Un nouveau paradigme pour la conduite autonome

Autre domaine d’application dans lequel l’apprentissage par renforcement se révèle particulièrement intéressant : la conduite autonome, dans la mesure où cela permet aux véhicules de mieux s’adapter à leur environnement grâce à une approche humaine de la conduite. Après tout, un individu apprend à conduire en 35 heures en moyenne. Ensuite, il est censé être capable de manœuvrer sur n’importe quelle route, de s’adapter à n’importe quel contexte…

En 2018, la start-up britannique Wayve publie une vidéo montrant “la première voiture conduite par apprentissage par renforcement”. On y voit une petite voiture apprendre à suivre une ligne droite sur une route qu’elle n’a jamais empruntée, sans règles prédéfinies ni plan, uniquement avec une caméra.

Au départ, l’agent interagit avec son environnement en effectuant des actions aléatoires ; le conducteur intervient lorsqu’il commet une erreur. L’algorithme est récompensé chaque fois qu’il effectue un nouveau trajet sans intervention. Au bout de onze essais, la voiture parvient à se maintenir au milieu de la route.

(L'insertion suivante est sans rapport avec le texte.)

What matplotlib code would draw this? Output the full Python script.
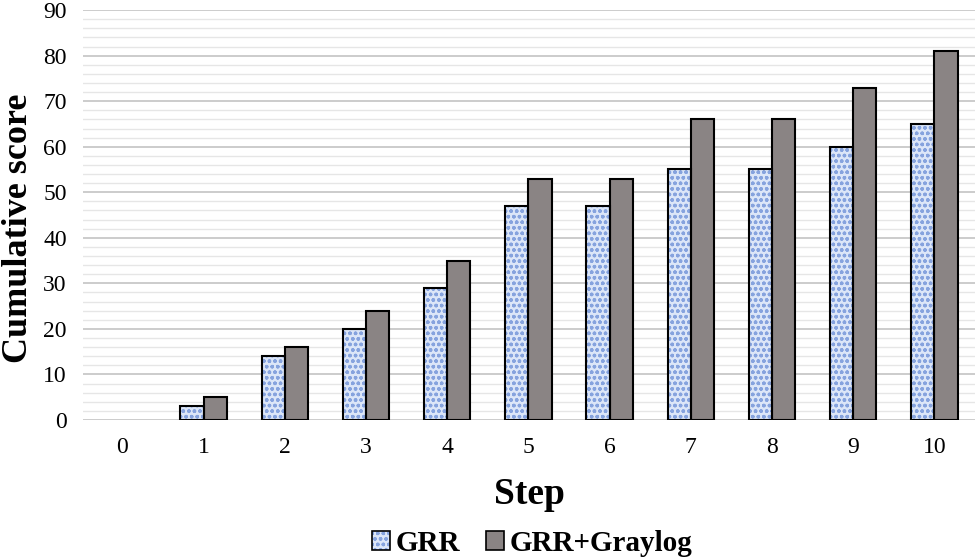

Partout dans le monde, les projets visant à faire rouler les futures voitures autonomes grâce au DRL se multiplient. Citons les algorithmes dits “de conduite de bout en bout avec apprentissage profond par renforcement” de l’équipe de recherche Robotics for Intelligent Transportation Systems de l’Inria et la plateforme de simulation de conduite open source Voyage Deepdrive.

Nouvel horizon

En s’inspirant du processus humain d’acquisition des connaissances grâce à la méthode essai-erreur, les modèles d’apprentissage par renforcement parviennent désormais à atteindre des niveaux humains dans la résolution de problèmes variés, voire à dépasser l’homme. Selon la “MIT Technology Review”, qui publiait en 2019 un article intitulé “Nous avons analysé 16 625 publications pour découvrir la direction que va prendre l’IA dans l’avenir”, ils constituent le nouvel horizon de l’intelligence artificielle.